Job settings tab

Pentaho Data Integration

Version
9.3.x
Audience
anonymous
Part Number
MK-95PDIA003-15


Job settings tab, Amazon EMR Job Executor

This tab includes the following options:

Option Description
EMR job flow name Specify the name of the Amazon EMR job flow to execute.
S3 staging directory Specify the Amazon Simple Storage Service (S3) address of the working directory for this Hadoop job. This directory will contain the MapReduce JAR and log files.
MapReduce Jar Specify the address of the Java JAR that contains your Hadoop mapper and reducer classes. The job must be configured and submitted using a static main method in any class of the JAR.
Command line arguments Enter in any command line arguments you want to pass into the static main method of the specified MapReduce Jar.
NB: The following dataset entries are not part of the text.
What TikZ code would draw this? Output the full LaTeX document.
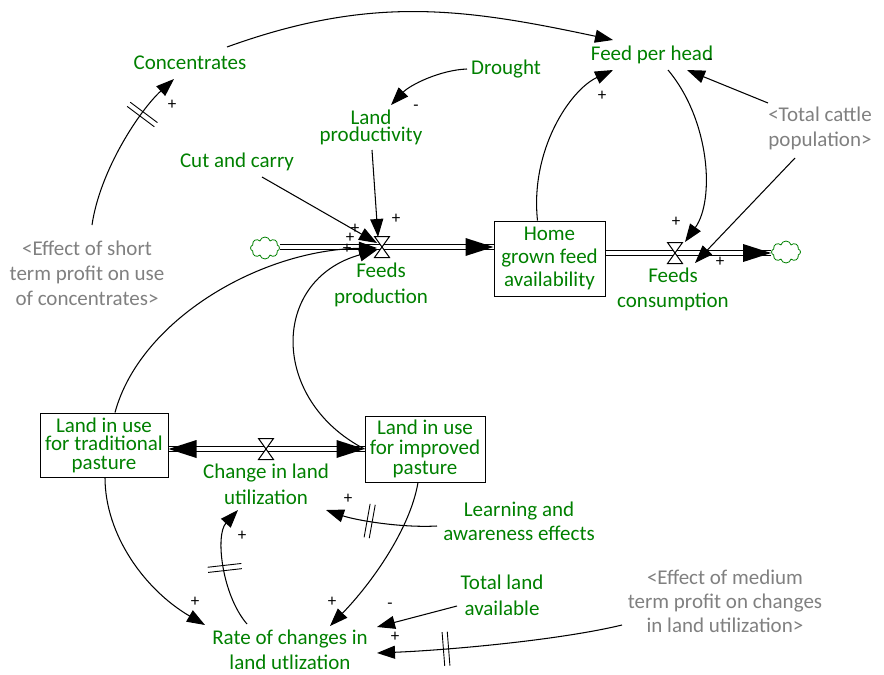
\documentclass[tikz,border=0pt]{standalone}
\usepackage{fontspec}
\setmainfont{Carlito}
\usetikzlibrary{arrows.meta,calc,decorations.markings,shapes.symbols}
\definecolor{vgreen}{RGB}{0,128,0}
\definecolor{vgray}{RGB}{128,128,128}
\begin{document}
\begin{tikzpicture}[x=1pt,y=-1pt,
  lab/.style={text=vgreen,font=\fontsize{21}{25}\selectfont,align=center,inner sep=1pt},
  glab/.style={lab,text=vgray},
  stock/.style={draw,line width=1pt,text=vgreen,align=center,inner sep=0pt},
  link/.style={line width=1.05pt,-{Triangle[length=18pt,width=13pt]}},
  pipe/.style={double,double distance=3.8pt,line width=1.1pt},
  sgn/.style={font=\fontsize{17}{17}\selectfont,inner sep=0pt},
  delay/.style={postaction={decorate},decoration={markings,mark=at position #1 with {\draw[-,line width=0.9pt] (-2.6,-17)--(-2.6,17) (2.6,-17)--(2.6,17);}}},
  cloudnode/.style={cloud,cloud puffs=8,draw=vgreen,line width=0.8pt,minimum width=29pt,minimum height=22pt,inner sep=0pt},
  valve/.pic={\draw[fill=white,line width=1pt] (-7.5,-10.5) -- (7.5,-10.5) -- (-7.5,10.5) -- (7.5,10.5) -- cycle;}
]
\useasboundingbox (0,0) rectangle (884,675);

% variables
\node[lab] (conc) at (190,63) {Concentrates};
\node[lab] (fph) at (652,55) {Feed per head};
\node[lab] (drought) at (506,69) {Drought};
\node[lab,font=\fontsize{21}{17}\selectfont] (lp) at (371,127) {Land\\productivity};
\node[lab] (cc) at (237,162) {Cut and carry};
\node[glab] (tcp) at (820,128) {<Total cattle\\population>};
\node[glab] (effS) at (87,273) {<Effect of short\\term profit on use\\of concentrates>};
\node[lab,font=\fontsize{21}{24}\selectfont] (learn) at (519,521) {Learning and\\awareness effects};
\node[lab,font=\fontsize{21}{26}\selectfont] (tland) at (502,595) {Total land\\available};
\node[glab,font=\fontsize{21}{24}\selectfont] (effM) at (725,601) {<Effect of medium\\term profit on changes\\in land utilization>};
\node[lab] (rate) at (290,650) {Rate of changes in\\land utlization};

% stocks
\node[stock,minimum width=111pt,minimum height=75pt,font=\fontsize{21}{23}\selectfont] (home) at (549.5,258.5) {Home\\grown feed\\availability};
\node[stock,minimum width=128pt,minimum height=64pt,font=\fontsize{21}{18.5}\selectfont] (trad) at (104,445) {Land in use\\for traditional\\pasture};
\node[stock,minimum width=120pt,minimum height=66pt,font=\fontsize{21}{20}\selectfont] (imp) at (425,449) {Land in use\\for improved\\pasture};

% clouds
\node[cloudnode] (cloudL) at (265,248) {};
\node[cloudnode] (cloudR) at (786,252) {};

% valves
\coordinate (fp) at (382,247);
\coordinate (fc) at (675,253);
\coordinate (clu) at (266,449);
\node[lab,font=\fontsize{21}{26}\selectfont] (fpl) at (381,284.5) {Feeds\\production};
\node[lab] (fcl) at (673,289.5) {Feeds\\consumption};
\node[lab,font=\fontsize{21}{26}\selectfont] (clul) at (266,484) {Change in land\\utilization};

% pipes
\draw[pipe] (cloudL.east |- fp) -- (fp -| home.west);
\fill (fp -| home.west) -- ++(-28,-9) -- ++(0,18) -- cycle;
\draw[pipe] (home.east |- fc) -- (cloudR.west |- fc);
\fill (cloudR.west |- fc) -- ++(-28,-9) -- ++(0,18) -- cycle;
\draw[pipe] (trad.east |- clu) -- (imp.west |- clu);
\fill (trad.east |- clu) -- ++(28,-9) -- ++(0,18) -- cycle;
\fill (imp.west |- clu) -- ++(-28,-9) -- ++(0,18) -- cycle;
\pic at (fp) {valve};
\pic at (fc) {valve};
\pic at (clu) {valve};

% links
\draw[link,delay=0.72] ($(effS)+(5,-48)$) .. controls (100,170) and (140,110) .. ($(conc)+(-16,16)$);
\draw[link] ($(conc)+(37,-16)$) .. controls (371,-5) and (463,8) .. ($(fph)+(-39,-15)$);
\draw[link] ($(drought)+(-39,0)$) .. controls (440,70) and (410,85) .. ($(lp)+(20,-22)$);
\draw[link] ($(lp)+(1,23)$) -- ($(fp)+(-4,-10)$);
\draw[link] ($(cc)+(25,15)$) -- ($(fp)+(-5,-4)$);
\draw[link] ($(trad.north)+(11,0)$) .. controls (140,320) and (260,250) .. ($(fp)+(-5,1)$);
\draw[link] (imp.west) .. controls (270,400) and (270,280) .. ($(fp)+(-5,3)$);
\draw[link] ($(home.north)+(-12,0)$) .. controls (530,150) and (570,90) .. ($(fph)+(-39,15)$);
\draw[link] ($(fph)+(16,15)$) .. controls (710,120) and (715,200) .. ($(fc)+(10,-11)$);
\draw[link] ($(tcp)+(-52,-25)$) -- ($(fph)+(35,15)$);
\draw[link] ($(tcp)+(-25,30)$) -- ($(fc)+(20,10)$);
\draw[link,delay=0.6] ($(learn)+(-82,5)$) .. controls (400,528) and (355,520) .. ($(clul)+(60,26)$);
\draw[link,delay=0.5] ($(rate)+(-43,-26)$) .. controls (222,595) and (215,535) .. ($(clul)+(-28,26)$);
\draw[link] ($(trad.south)+(1,0)$) .. controls (105,535) and (145,590) .. ($(rate)+(-85,-25)$);
\draw[link] ($(imp.south)+(-7,0)$) .. controls (410,530) and (370,585) .. ($(rate)+(40,-24)$);
\draw[link] ($(tland)+(-45,11)$) -- ($(rate)+(87,-23)$);
\draw[link,delay=0.72] ($(effM)+(-103,24)$) .. controls (560,640) and (450,650) .. ($(rate)+(87,3)$);

% polarity signs
\node[sgn] (s1) at (172,105) {+};
\node[sgn] (s2) at (416,108) {-};
\node[sgn] (s3) at (396,219) {+};
\node[sgn] (s4) at (355,229) {+};
\node[sgn] (s5) at (350,238) {+};
\node[sgn] (s6) at (347,249) {+};
\node[sgn] (s7) at (602,96) {+};
\node[sgn] (s8) at (676,222) {+};
\node[sgn] (s9) at (710,62) {-};
\node[sgn] (s10) at (720,262) {+};
\node[sgn] (s11) at (348,499) {+};
\node[sgn] (s12) at (242,536) {+};
\node[sgn] (s13) at (195,602) {+};
\node[sgn] (s14) at (332,602) {+};
\node[sgn] (s15) at (390,606) {-};
\node[sgn] (s16) at (395,637) {+};
\end{tikzpicture}
\end{document}
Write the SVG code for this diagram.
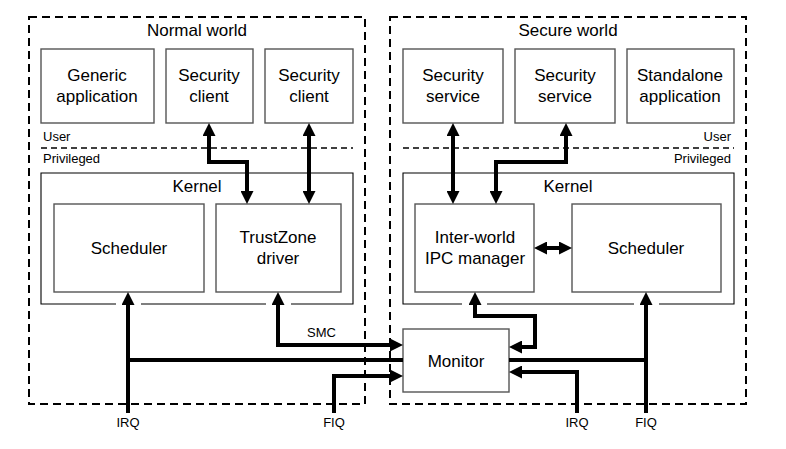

Use spaces to separate multiple arguments.
Keep job flow alive Select if you want to keep your job flow active after the PDI entry finishes. If this option is not selected, the job flow will terminate when the PDI entry finishes.
Enable blocking

Select if you want to force the job to wait until each PDI entry completes before continuing to the next entry. Blocking is the only way for PDI to be aware of the status of a Hadoop job. Additionally, selecting this option enables proper error handling and routing.

When you clear this option, the Hadoop job is blindly executed and PDI moves on to the next entry.

Logging interval If you Enable blocking, specify the number of seconds between status log messages.